There is such a thing as guilt by association. It’s unfair, of course, but it exists. And honestly, who among us doesn’t subscribe to it on some level? We are, in fact, judged by the company we keep. It’s always been that way, probably always will be. It’s often unfair, but it's human nature, I think. This is not to say that I believe there's any chance in hell that my hillbilly neighbors, their redneck friends, and their whole back woods clan are in actuality fine, refined people possessed of the most delicate of sensibilities. I keep my opinion to myself. Grace? Who knows?
TWISTED LINGUISTICS supposes that our infamous Word Criminals commit their literary crimes for one of two reasons: (1) They don’t know any better (though there’s a canon of law which holds that “Ignorance [of the law] is no excuse") or (2) Because they can. And no, I’m afraid they feel no guilt about it. In fact, they’d probably be hard-pressed to even define or spell guilt.

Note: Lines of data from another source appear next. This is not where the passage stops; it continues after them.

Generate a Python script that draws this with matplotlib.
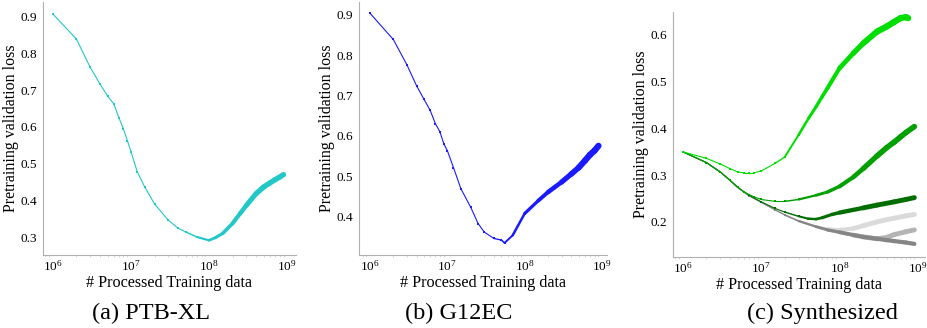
import numpy as np
import matplotlib
matplotlib.use("Agg")
from matplotlib import pyplot as plt
from matplotlib.collections import LineCollection

plt.rcParams['font.family'] = ['Liberation Serif', 'DejaVu Serif']
plt.rcParams['mathtext.fontset'] = 'custom'
plt.rcParams['mathtext.rm'] = 'Liberation Serif'

# (a) PTB-XL
ptb_x = [1e6, 2e6, 3e6, 4e6, 5e6, 6e6, 7e6, 8e6, 9e6, 1e7, 1.2e7, 1.5e7, 2e7, 3e7, 4e7, 5e7,
         7e7, 1e8, 1.2e8, 1.5e8, 2e8, 2.5e8, 3e8, 4e8, 5e8, 6e8, 7e8, 8e8, 9e8]
ptb_y = [0.907, 0.839, 0.762, 0.717, 0.684, 0.663, 0.625, 0.594, 0.562, 0.532, 0.478, 0.436,
         0.39, 0.346, 0.324, 0.314, 0.300, 0.291, 0.298, 0.31, 0.337, 0.364, 0.386, 0.418,
         0.436, 0.447, 0.456, 0.463, 0.47]

# (b) G12EC
g12_x = [1e6, 2e6, 3e6, 4e6, 5e6, 6e6, 7e6, 8e6, 9e6, 1e7, 1.2e7, 1.5e7, 2e7, 2.5e7, 3e7, 4e7,
         5e7, 5.5e7, 7e7, 1e8, 1.5e8, 2e8, 3e8, 4e8, 5e8, 6e8, 7e8, 8e8, 9e8]
g12_y = [0.904, 0.839, 0.776, 0.724, 0.69, 0.663, 0.63, 0.61, 0.58, 0.563, 0.521, 0.468, 0.423,
         0.382, 0.361, 0.345, 0.341, 0.334, 0.353, 0.407, 0.439, 0.46, 0.485, 0.505, 0.521,
         0.538, 0.553, 0.563, 0.575]

# (c) Synthesized
lime_x = [1e6, 2e6, 3e6, 4e6, 5e6, 6e6, 7e6, 8e6, 1e7, 1.5e7, 2e7, 3e7, 4e7, 5e7, 6e7, 7e7,
          1e8, 1.5e8, 2e8, 3e8, 4e8, 5e8, 6e8, 7e8, 7.5e8]
lime_y = [0.35, 0.336, 0.324, 0.314, 0.307, 0.305, 0.305, 0.305, 0.309, 0.325, 0.339, 0.386,
          0.421, 0.446, 0.468, 0.486, 0.529, 0.561, 0.582, 0.607, 0.618, 0.628, 0.636, 0.638,
          0.636]

mid_x = [1e6, 2e6, 3e6, 4e6, 5e6, 6e6, 8e6, 1e7, 1.5e7, 2e7, 3e7, 5e7, 7e7, 1e8, 1.5e8, 2e8,
         3e8, 4e8, 5e8, 6e8, 7e8, 9e8]
mid_y = [0.35, 0.327, 0.307, 0.289, 0.275, 0.264, 0.254, 0.248, 0.244, 0.244, 0.248, 0.257,
         0.264, 0.276, 0.296, 0.314, 0.341, 0.359, 0.371, 0.382, 0.391, 0.404]

dark_x = [1e6, 2e6, 3e6, 4e6, 5e6, 7e6, 1e7, 1.5e7, 2e7, 3e7, 4e7, 5e7, 6e7, 8e7, 1e8, 2e8,
          3e8, 5e8, 7e8, 9e8]
dark_y = [0.35, 0.327, 0.307, 0.289, 0.274, 0.257, 0.243, 0.229, 0.221, 0.212, 0.207, 0.206,
          0.209, 0.216, 0.22, 0.23, 0.236, 0.243, 0.248, 0.252]

gray_x = [1e6, 2e6, 3e6, 4e6, 5e6, 7e6, 1e7, 1.5e7, 2e7, 3e7, 5e7, 7e7, 1e8, 1.5e8, 2e8, 3e8,
          4e8, 5e8, 7e8, 9e8]
lgray_y = [0.35, 0.327, 0.307, 0.289, 0.274, 0.256, 0.242, 0.226, 0.215, 0.202, 0.19, 0.185,
           0.183, 0.186, 0.192, 0.2, 0.205, 0.208, 0.213, 0.216]
mgray_y = [0.35, 0.327, 0.307, 0.289, 0.274, 0.256, 0.242, 0.226, 0.215, 0.202, 0.19, 0.183,
           0.178, 0.172, 0.168, 0.164, 0.167, 0.173, 0.179, 0.183]
dgray_y = [0.35, 0.327, 0.307, 0.289, 0.274, 0.256, 0.242, 0.226, 0.215, 0.202, 0.19, 0.183,
           0.178, 0.172, 0.168, 0.164, 0.161, 0.159, 0.156, 0.153]

fig = plt.figure(figsize=(9.28, 3.28), dpi=100)


def draw(ax, x, y, color, thin_until, thick_at, maxw=4.0):
    # dense noisy samples at the right end look like a thick band: widen the line there
    x = np.array(x)
    y = np.array(y)
    pts = np.column_stack([x, y]).reshape(-1, 1, 2)
    segs = np.concatenate([pts[:-1], pts[1:]], axis=1)
    lx = np.log10(np.sqrt(x[:-1] * x[1:]))
    lw = np.interp(lx, [np.log10(thin_until), np.log10(thick_at)], [0.8, maxw])
    lc = LineCollection(segs, colors=color, linewidths=lw, capstyle='round', joinstyle='round')
    ax.add_collection(lc)
    ax.plot(x, y, ls='none', color=color, marker='s', ms=2.0, mew=0)


def style(ax, xlim, ylim, yticks):
    ax.set_xscale('log')
    ax.set_xlim(xlim)
    ax.set_ylim(ylim)
    ax.set_xticks([1e6, 1e7, 1e8, 1e9])
    ax.set_yticks(yticks)
    ax.set_yticklabels(['%.1f' % t for t in yticks])
    for s in ['top', 'right']:
        ax.spines[s].set_visible(False)
    for s in ['left', 'bottom']:
        ax.spines[s].set_color('#b0b0b0')
        ax.spines[s].set_linewidth(0.8)
    ax.tick_params(axis='y', length=0, labelsize=9.5, pad=4)
    ax.tick_params(axis='x', which='major', length=0, labelsize=9.5, pad=3)
    ax.tick_params(axis='x', which='minor', length=1.5, color='#d0d0d0', width=0.6)
    ax.set_xlabel('# Processed Training data', fontsize=11.6, labelpad=1)
    ax.set_ylabel('Pretraining validation loss', fontsize=11.5, labelpad=1)


ax1 = fig.add_axes([43 / 928, 1 - 255 / 328, 253 / 928, 253 / 328])
draw(ax1, ptb_x, ptb_y, '#22c8c8', 5e7, 4e8, 3.8)
style(ax1, (7.45e5, 1.3e9), (0.251, 0.94), [0.3, 0.4, 0.5, 0.6, 0.7, 0.8, 0.9])

ax2 = fig.add_axes([359 / 928, 1 - 255 / 328, 248 / 928, 253 / 328])
draw(ax2, g12_x, g12_y, '#1a1aff', 4e7, 6e8, 4.5)
style(ax2, (7.2e5, 1.16e9), (0.304, 0.932), [0.4, 0.5, 0.6, 0.7, 0.8, 0.9])

ax3 = fig.add_axes([673 / 928, 1 - 257 / 328, 252 / 928, 245 / 328])
draw(ax3, gray_x, lgray_y, '#dadada', 2e7, 2e8, 3.5)
draw(ax3, gray_x, mgray_y, '#b4b4b4', 2e7, 2e8, 3.5)
draw(ax3, gray_x, dgray_y, '#858585', 2e7, 2e8, 3.0)
draw(ax3, dark_x, dark_y, '#006e00', 2e7, 2e8, 3.5)
draw(ax3, mid_x, mid_y, '#00a000', 2e7, 3e8, 4.0)
draw(ax3, lime_x, lime_y, '#00dd00', 1.5e7, 3e8, 4.5)
style(ax3, (7.5e5, 1.23e9), (0.125, 0.649), [0.2, 0.3, 0.4, 0.5, 0.6])

fig.text(151 / 928, 1 - 313 / 328, '(a) PTB-XL', fontsize=17.5, ha='center', va='center')
fig.text(459 / 928, 1 - 313 / 328, '(b) G12EC', fontsize=17.5, ha='center', va='center')
fig.text(822 / 928, 1 - 313 / 328, '(c) Synthesized', fontsize=17.5, ha='center', va='center')

fig.savefig('out.png', dpi=100)
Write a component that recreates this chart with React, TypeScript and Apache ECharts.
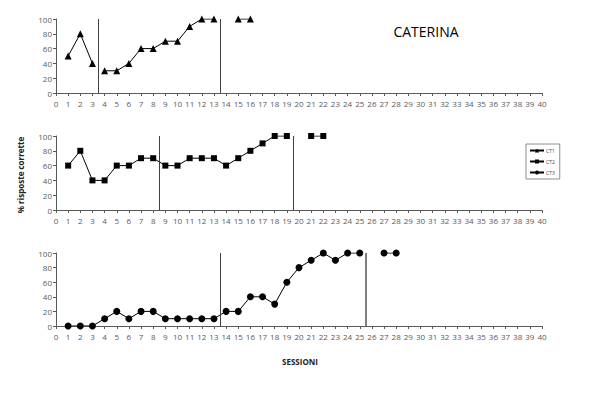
import React, { useEffect, useRef } from "react";
import * as echarts from "echarts";

// Data: each series split into connected segments (start session + values)
const ct1Segments = [
  { start: 1, values: [50, 80, 40] },
  { start: 4, values: [30, 30, 40, 60, 60, 70, 70, 90, 100, 100] },
  { start: 15, values: [100, 100] },
];
const ct2Segments = [
  { start: 1, values: [60, 80, 40, 40, 60, 60, 70, 70, 60, 60, 70, 70, 70, 60, 70, 80, 90, 100, 100] },
  { start: 21, values: [100, 100] },
];
const ct3Segments = [
  { start: 1, values: [0, 0, 0, 10, 20, 10, 20, 20, 10, 10, 10, 10, 10, 20, 20, 40, 40, 30, 60, 80, 90, 100, 90, 100, 100] },
  { start: 27, values: [100, 100] },
];
const ct1PhaseLines = [3.5, 13.5];
const ct2PhaseLines = [8.5, 19.5];
const ct3PhaseLines = [13.5, 25.5];
const seriesNames = ["CT1", "CT2", "CT3"];
const xMin = 0;
const xMax = 40;
const yMin = 0;
const yMax = 100;

type Seg = { start: number; values: number[] };

function buildData(segs: Seg[]) {
  const out: any[] = [];
  segs.forEach((s, si) => {
    if (si > 0) out.push([s.start - 0.5, "-"]);
    s.values.forEach((v, i) => out.push([s.start + i, v]));
  });
  return out;
}

const FONT = "'Open Sans', 'Liberation Sans', sans-serif";

export default function App() {
  const ref = useRef<HTMLDivElement>(null);
  useEffect(() => {
    if (!ref.current) return;
    const chart = echarts.init(ref.current, undefined, { renderer: "svg" });
    const tops = [19, 136, 253];
    const heights = [74, 74, 73];
    const grids = tops.map((t, i) => ({ left: 56, right: 58, top: t, height: heights[i] }));
    const axisLine = { lineStyle: { color: "#595959", width: 1 } };
    const axisLabel = { color: "#595959", fontSize: 8, fontFamily: FONT, margin: 4 };
    const xAxes = grids.map((_, i) => ({
      type: "value",
      gridIndex: i,
      min: xMin,
      max: xMax,
      interval: 1,
      axisLine: { ...axisLine, onZero: false },
      axisTick: { show: true, length: 3, lineStyle: { color: "#595959" } },
      axisLabel: { ...axisLabel, margin: 6 },
      splitLine: { show: false },
    }));
    const yAxes = grids.map((_, i) => ({
      type: "value",
      gridIndex: i,
      min: yMin,
      max: yMax,
      interval: 20,
      axisLine: { show: true, ...axisLine },
      axisTick: { show: true, length: 3, lineStyle: { color: "#595959" } },
      axisLabel,
      splitLine: { show: false },
    }));
    const segsAll = [ct1Segments, ct2Segments, ct3Segments];
    const phases = [ct1PhaseLines, ct2PhaseLines, ct3PhaseLines];
    const symbols = ["triangle", "rect", "circle"];
    const sizes = [7, 6, 7];
    const series = segsAll.map((segs, i) => ({
      name: seriesNames[i],
      type: "line",
      xAxisIndex: i,
      yAxisIndex: i,
      data: buildData(segs),
      symbol: symbols[i],
      symbolSize: sizes[i],
      showAllSymbol: true,
      connectNulls: false,
      lineStyle: { color: "#000", width: 1 },
      itemStyle: { color: "#000" },
      markLine: {
        silent: true,
        symbol: "none",
        label: { show: false },
        lineStyle: { color: "#404040", width: 1, type: "solid" },
        data: phases[i].map((x, k) => [
          { coord: [x, yMin] },
          { coord: [x, yMax], lineStyle: { width: i === 2 && k === 1 ? 2 : 1, color: i === 2 && k === 1 ? "#7f7f7f" : "#404040" } },
        ]),
      },
    }));
    chart.setOption({
      animation: false,
      backgroundColor: "#fff",
      grid: grids,
      xAxis: xAxes,
      yAxis: yAxes,
      series,
      legend: {
        orient: "vertical",
        left: 526,
        top: 144,
        padding: [4, 5, 4, 3],
        itemGap: 6,
        itemWidth: 14,
        itemHeight: 5,
        borderColor: "#8c8c8c",
        borderWidth: 1,
        textStyle: { fontSize: 5, color: "#404040", fontFamily: FONT, padding: [0, 0, 0, -3] },
        data: seriesNames,
      },
      title: [
        {
          text: "CATERINA",
          left: 421,
          top: 19,
          textAlign: "center",
          textStyle: { fontSize: 14, fontWeight: "normal", color: "#000", fontFamily: FONT },
        },
      ],
      graphic: [
        {
          type: "text",
          x: 20,
          y: 175,
          rotation: Math.PI / 2,
          style: {
            text: "% risposte corrette",
            fill: "#222",
            font: `bold 8px ${FONT}`,
            align: "center",
            verticalAlign: "middle",
          },
        },
        {
          type: "text",
          x: 300,
          y: 361,
          style: {
            text: "SESSIONI",
            font: `bold 8px ${FONT}`,
            fill: "#222",
            align: "center",
            verticalAlign: "middle",
          },
        },
      ],
    });
    return () => chart.dispose();
  }, []);
  return <div ref={ref} style={{ width: 600, height: 394, position: "absolute", left: 0, top: 0 }} />;
}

Intollerance - We think this may be a deviant strain of Deliverance, particularly prevalent in mountainous swamp areas.
It never seems to amaze me - Oh, God -- me, too. I seem to be unable to get amazed, no matter what. I should cease even trying.
Quiet reading it - Yeah, I like quiet when I'm reading, and some quiet time after I quit reading it as well.
Defaintly - DeLady saw the deWords gone deWild and she dePassed out.
Experiance - An experiment involving ants gone horrifyingly awry.
Writting - What a writter does, of course.
First name bases - Well, duh -- it does help to know somebody's name before making it to first base.
And for the pièce de résistance, I give you:
We could not of did it without you.
I'm personally administering the coups de grâce and sticking the lethal injection to that one.